When evaluating the amount of retained neurons, we highlight the efficiency of the proposed model in per-forming retention of neurons that are significant to the context. The pruned model and the regularized model of fuzzy neural networks played an efficient role in the classification of patterns, maintaining the accuracy indices close to the models evaluated in the test, performing the task with a smaller number of neurons, which allows us to say that the final model was less complex to carry out classification activities.
Another relevant factor is present in the Table 4, where the execution times of each of the algorithms are highlighted. Because the regularized algorithm uses replication to perform neuron retention, its running time is greater than all others. As the model proposed in the article accomplishes the classification of binary patterns with times similar to the compared models, we can conclude that the proposal has a viable execution time for the resolution of problems related to pattern classification.
In order to confirm the performance of the proposed model, a statistical analysis is performed on the data collected in the pattern classification.The algorithms will be evaluated considering the accuracy as the only factor, where each of the classification bases can be seen as the blocking factor. To perform the statistical tests, the analysis of variance (ANOVA) [31] on the results of each of the groups (algorithm x block factor) is used in the test. In general it is verified that the test has 24 (4 algorithms and 6 bases) groups. Through this test seeks to establish whether the performance of the proposed algorithms in this paper presents average performance equal to algorithms that perform pruning of neurons.
After performing the analysis of variance it was concluded that the null hypothesis must be accepted (p-value of 0.4712) that the accuracy performance of the four algorithms is equal. After validation of the model [31] where we confirmed the normality of the collected data (p-value of 0.8621), the homoscedasticity (p-value of 0.7687) and the independence of the data with the p-value of 0.0871 can be affirmed with 95% certainty that the four algorithms analyzed have the same behavior when performing the binary classification of the six bases evaluated.
Conclusion
This paper presented a pruning method for fuzzy neural network models. In the model, the more well defined the group of fuzzy neurons that perform the classification of binary patterns, the greater is the efficiency of the algorithm.

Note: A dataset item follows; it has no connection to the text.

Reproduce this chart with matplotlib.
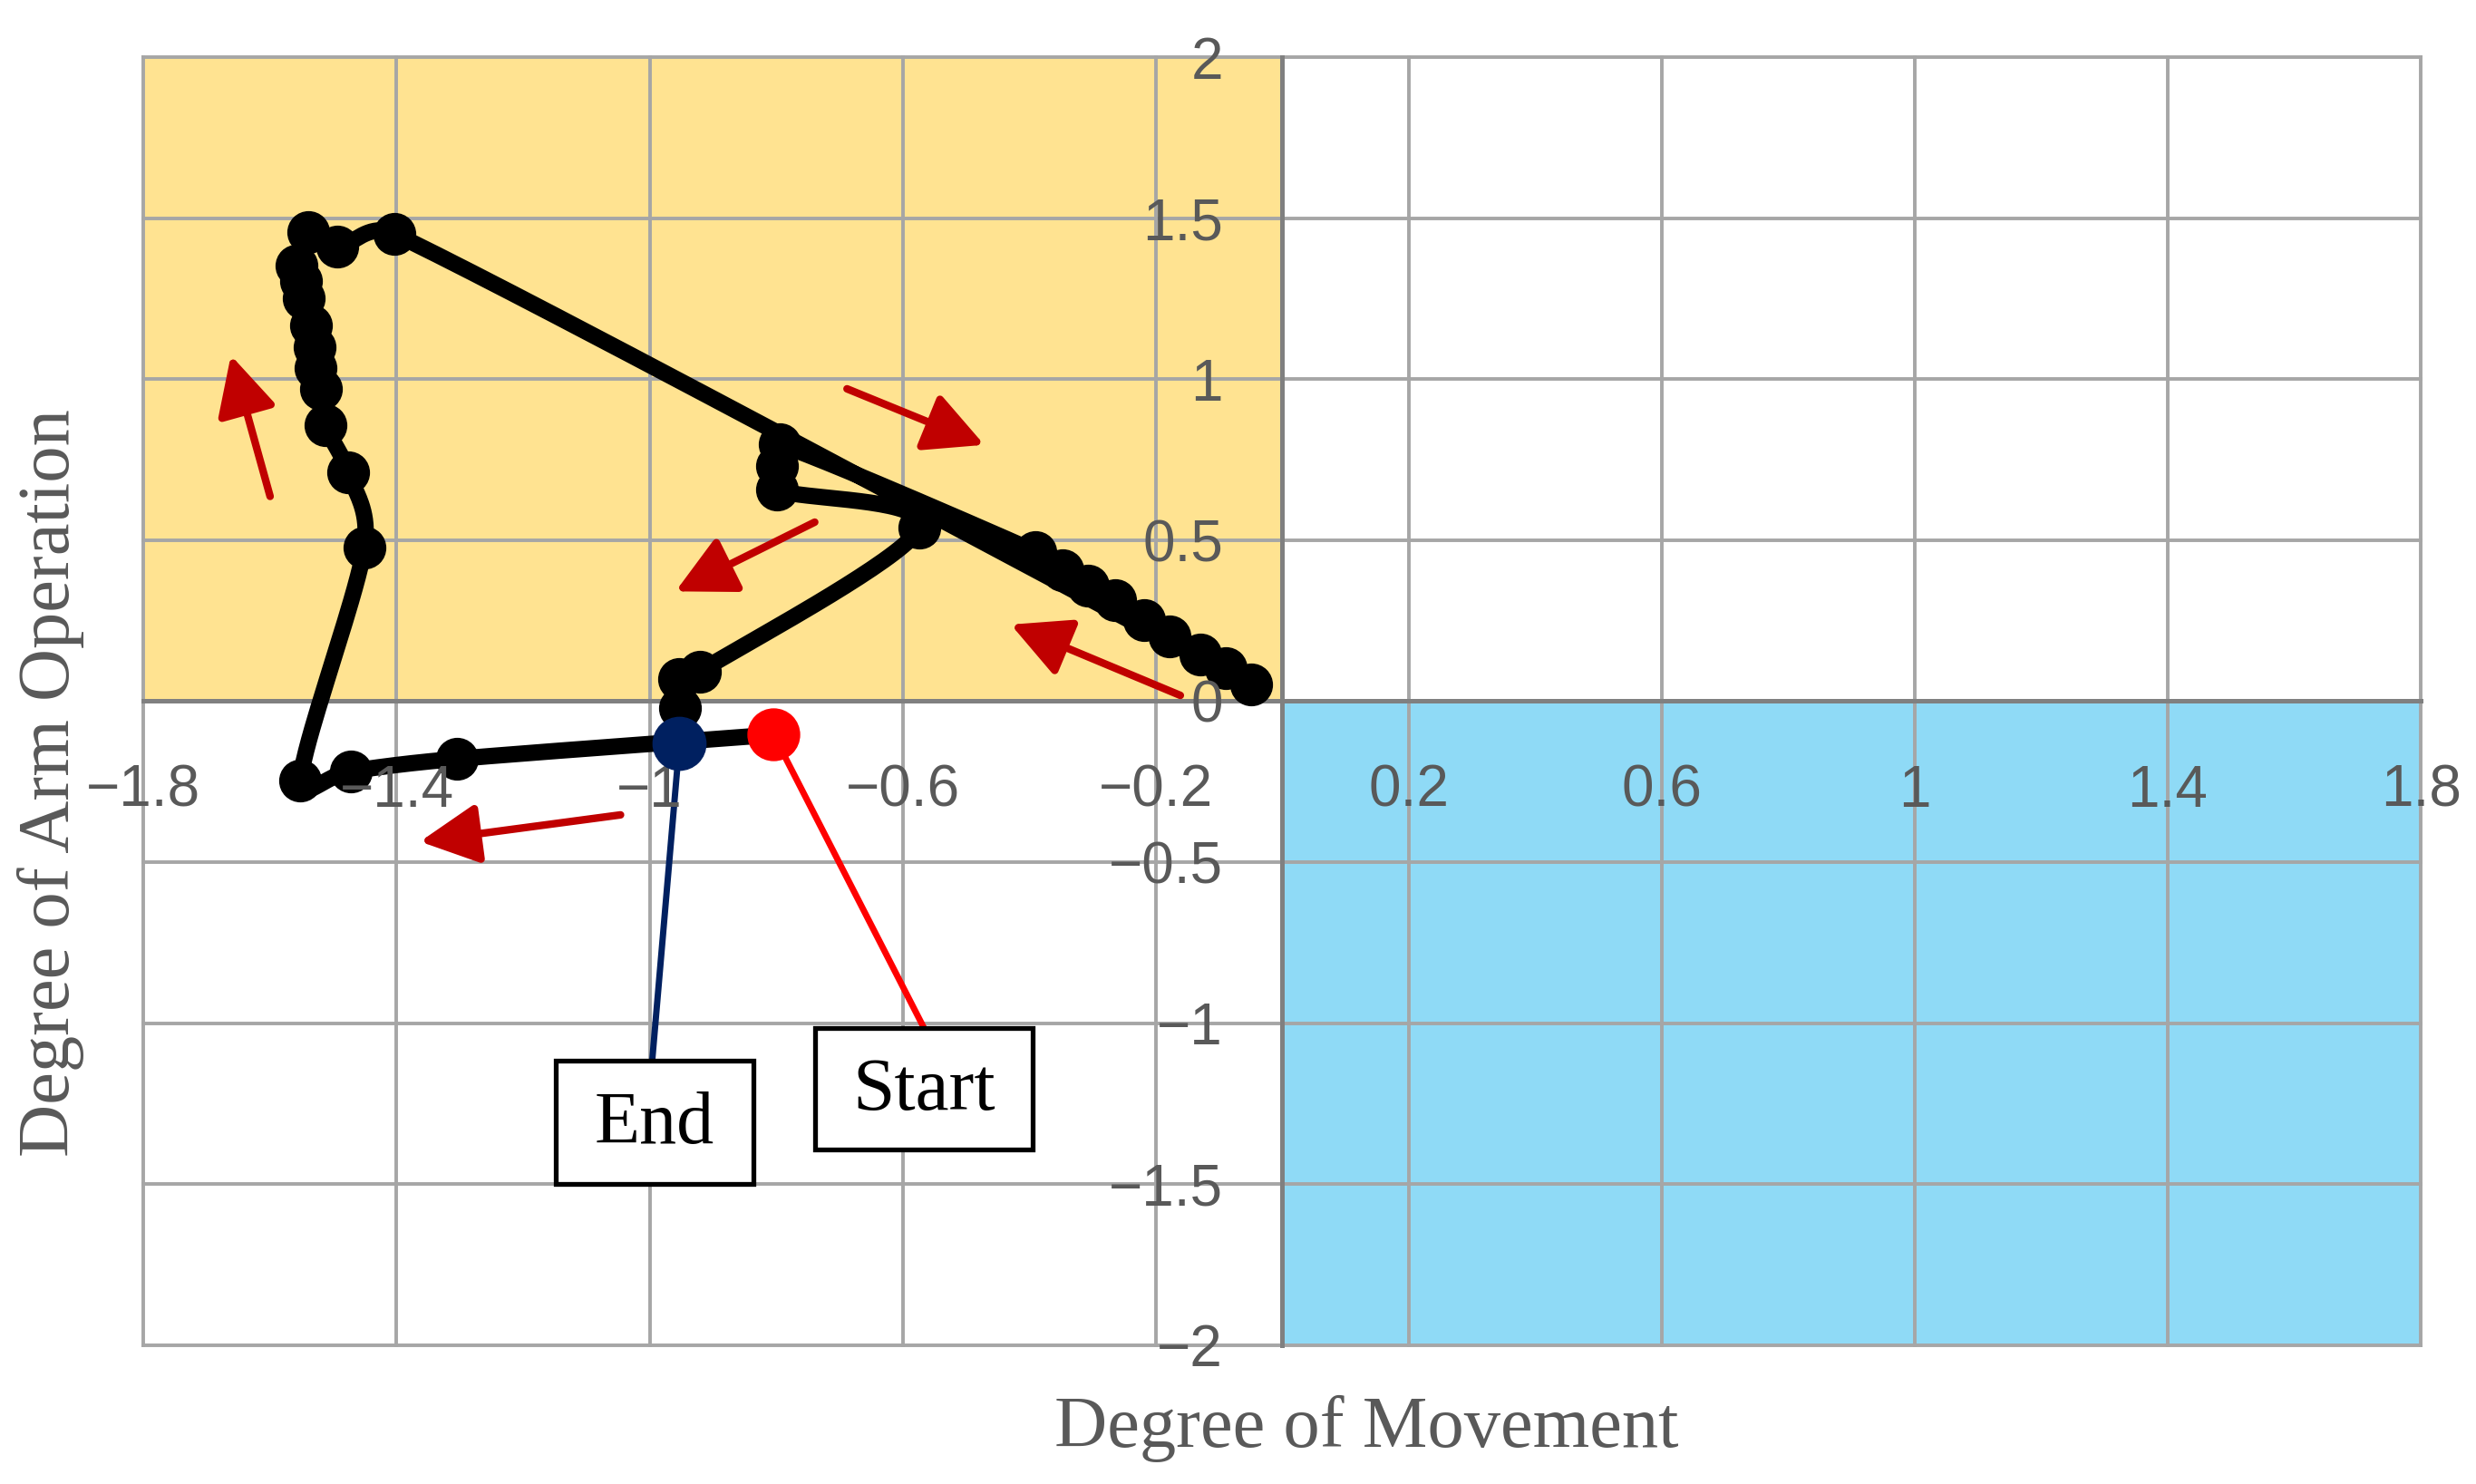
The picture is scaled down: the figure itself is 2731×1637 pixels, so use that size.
import numpy as np
import matplotlib.pyplot as plt
from matplotlib.patches import Rectangle

# ---- data ----
# trajectory (Degree of Movement, Degree of Arm Operation), first = Start, last = End
movement = [-0.804, -1.305, -1.472, -1.552, -1.451, -1.477, -1.513, -1.520, -1.528, -1.530,
            -1.535, -1.547, -1.551, -1.559, -1.539, -1.494, -1.403, -0.049, -0.089, -0.130,
            -0.178, -0.218, -0.264, -0.307, -0.347, -0.390, -0.794, -0.799, -0.798, -0.574,
            -0.921, -0.954, -0.952, -0.953]
arm_operation = [-0.104, -0.179, -0.217, -0.246, 0.478, 0.712, 0.857, 0.969, 1.035, 1.100,
                 1.166, 1.250, 1.305, 1.353, 1.456, 1.411, 1.451, 0.051, 0.102, 0.144,
                 0.201, 0.252, 0.313, 0.360, 0.407, 0.464, 0.797, 0.731, 0.656, 0.538,
                 0.092, 0.069, -0.020, -0.132]

x_ticks = [-1.8, -1.4, -1.0, -0.6, -0.2, 0.2, 0.6, 1.0, 1.4, 1.8]
x_labels = ['\u22121.8', '\u22121.4', '\u22121', '\u22120.6', '\u22120.2', '0.2', '0.6', '1', '1.4', '1.8']
y_ticks = [-2, -1.5, -1, -0.5, 0, 0.5, 1, 1.5, 2]
y_labels = ['\u22122', '\u22121.5', '\u22121', '\u22120.5', '0', '0.5', '1', '1.5', '2']

# direction arrows: (tail x, tail y, head x, head y)
arrows = [(-1.600, 0.636, -1.662, 1.074),
          (-0.688, 0.970, -0.471, 0.796),
          (-0.739, 0.556, -0.959, 0.341),
          (-0.161, 0.018, -0.429, 0.238),
          (-1.046, -0.353, -1.363, -0.436)]

GRID = '#A6A6A6'
AXIS = '#808080'
TXT = '#595959'
SERIF = 'Liberation Serif'
SANS = 'Liberation Sans'


def smooth(ax, xs, ys, n=40):
    '''Excel-style smoothed line, worked out in pixel space.
    Handle along (P2 - P0), length min(|P2-P0|/6, |P2-P1|/2).'''
    p = ax.transData.transform(np.column_stack([xs, ys]))
    pad = np.vstack([p[0], p, p[-1]])
    t = np.linspace(0, 1, n)[1:, None]
    out = [p[:1]]
    for i in range(1, len(pad) - 2):
        p0, p1, p2, p3 = pad[i - 1], pad[i], pad[i + 1], pad[i + 2]
        seg = np.hypot(*(p2 - p1))
        d1, d2 = p2 - p0, p3 - p1
        n1, n2 = max(np.hypot(*d1), 1e-9), max(np.hypot(*d2), 1e-9)
        c1 = p1 + d1 / n1 * min(n1 / 6, seg / 2)
        c2 = p2 - d2 / n2 * min(n2 / 6, seg / 2)
        out.append((1 - t) ** 3 * p1 + 3 * (1 - t) ** 2 * t * c1 + 3 * (1 - t) * t ** 2 * c2 + t ** 3 * p2)
    return ax.transData.inverted().transform(np.vstack(out))


fig = plt.figure(figsize=(27.31, 16.37), dpi=100)
ax = fig.add_axes([0.058, 0.0935, 0.9197, 0.868])
ax.set_xlim(-1.8, 1.8)
ax.set_ylim(-2, 2)

# quadrant shading
ax.add_patch(Rectangle((-1.8, 0), 1.8, 2, facecolor='#FFE391', edgecolor='none', zorder=0.1))
ax.add_patch(Rectangle((0, -2), 1.8, 2, facecolor='#8FDAF6', edgecolor='none', zorder=0.1))

# grid lines (drawn by hand so tick labels can sit above the trace)
for xv in x_ticks:
    ax.axvline(xv, color=GRID, lw=2.8, zorder=0.5, clip_on=False)
for yv in y_ticks:
    ax.axhline(yv, color=GRID, lw=2.8, zorder=0.5, clip_on=False)

# axes crossing at zero
for side in ['top', 'right']:
    ax.spines[side].set_visible(False)
ax.spines['left'].set_position('zero')
ax.spines['bottom'].set_position('zero')
for side in ['left', 'bottom']:
    ax.spines[side].set_color(AXIS)
    ax.spines[side].set_linewidth(3.6)
    ax.spines[side].set_zorder(1)

ax.set_xticks(x_ticks, x_labels)
ax.set_yticks(y_ticks, y_labels)
ax.tick_params(axis='x', length=0, pad=50, labelsize=46, labelcolor=TXT)
ax.tick_params(axis='y', length=0, pad=47, labelsize=46, labelcolor=TXT)
for lab in ax.get_xticklabels() + ax.get_yticklabels():
    lab.set_fontfamily(SANS)
ax.xaxis.set_zorder(4.5)
ax.yaxis.set_zorder(4.5)

# leader lines to the Start / End boxes
ax.plot([movement[-1], -0.996], [arm_operation[-1], -1.117], color='#002060', lw=5, zorder=2.8)
ax.plot([movement[0], -0.566], [arm_operation[0], -1.016], color='#FF0000', lw=5, zorder=2.8)

# trajectory
curve = smooth(ax, movement, arm_operation)
ax.plot(curve[:, 0], curve[:, 1], color='black', lw=13, solid_capstyle='round',
        solid_joinstyle='round', zorder=3)
ax.plot(movement[1:-1], arm_operation[1:-1], 'o', color='black', ms=33, zorder=4)
ax.plot(movement[0], arm_operation[0], 'o', color='#FF0000', ms=41, zorder=6)
ax.plot(movement[-1], arm_operation[-1], 'o', color='#002060', ms=42, zorder=6)

# red direction arrows
for x0, y0, x1, y1 in arrows:
    ax.annotate('', xy=(x1, y1), xytext=(x0, y0),
                arrowprops=dict(arrowstyle='-|>,head_length=0.55,head_width=0.28', mutation_scale=72,
                                lw=6, color='#C00000', shrinkA=0, shrinkB=0), zorder=5)

# Start / End boxes
ax.add_patch(Rectangle((-1.148, -1.500), 0.312, 0.383, facecolor='white', edgecolor='black', lw=3.8, zorder=6))
ax.text(-0.992, -1.318, 'End', fontsize=59, family=SERIF, ha='center', va='center', zorder=7)
ax.add_patch(Rectangle((-0.738, -1.393), 0.344, 0.377, facecolor='white', edgecolor='black', lw=3.8, zorder=6))
ax.text(-0.566, -1.212, 'Start', fontsize=60, family=SERIF, ha='center', va='center', zorder=7)

# axis titles
fig.text(1507 / 2731, 1 - 1576 / 1637, 'Degree of Movement', fontsize=58, family=SERIF,
         color=TXT, ha='center', va='center')
fig.text(56 / 2731, 1 - 864 / 1637, 'Degree of Arm Operation', fontsize=58, family=SERIF,
         color=TXT, ha='center', va='center', rotation=90)

fig.savefig('out.png', dpi=100)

In the tests carried out, we verified that the proposed use of f-scores retained a significant amount of neurons for the problem and in a smaller amount when compared with state-of-the-art models of neurons based on extreme learning Machine training. Compared to the model of fuzzy neural networks regulated by resampling, the accuracy of results are statistically equal and can be obtained by reducing the complexity of the model, reducing the parameters in half and performing tasks with a run-time in much smaller pattern classification than models that use the bootstrap.
In the future, other models can be added to the test, increasing the base and parameterizing the tests with values that can be changed through cross-validation.
The model can be extended to multi-class tests and other methods that correlate the internal layers of fuzzy neural networks. Can also be explored in order to prune unnecessary neurons. Other hypothesis of improvement in the accuracy of the model can be proposed with new fuzzyfication algorithms, which may be based on other fuzzy elements, such as cluster fuzzy algorithms.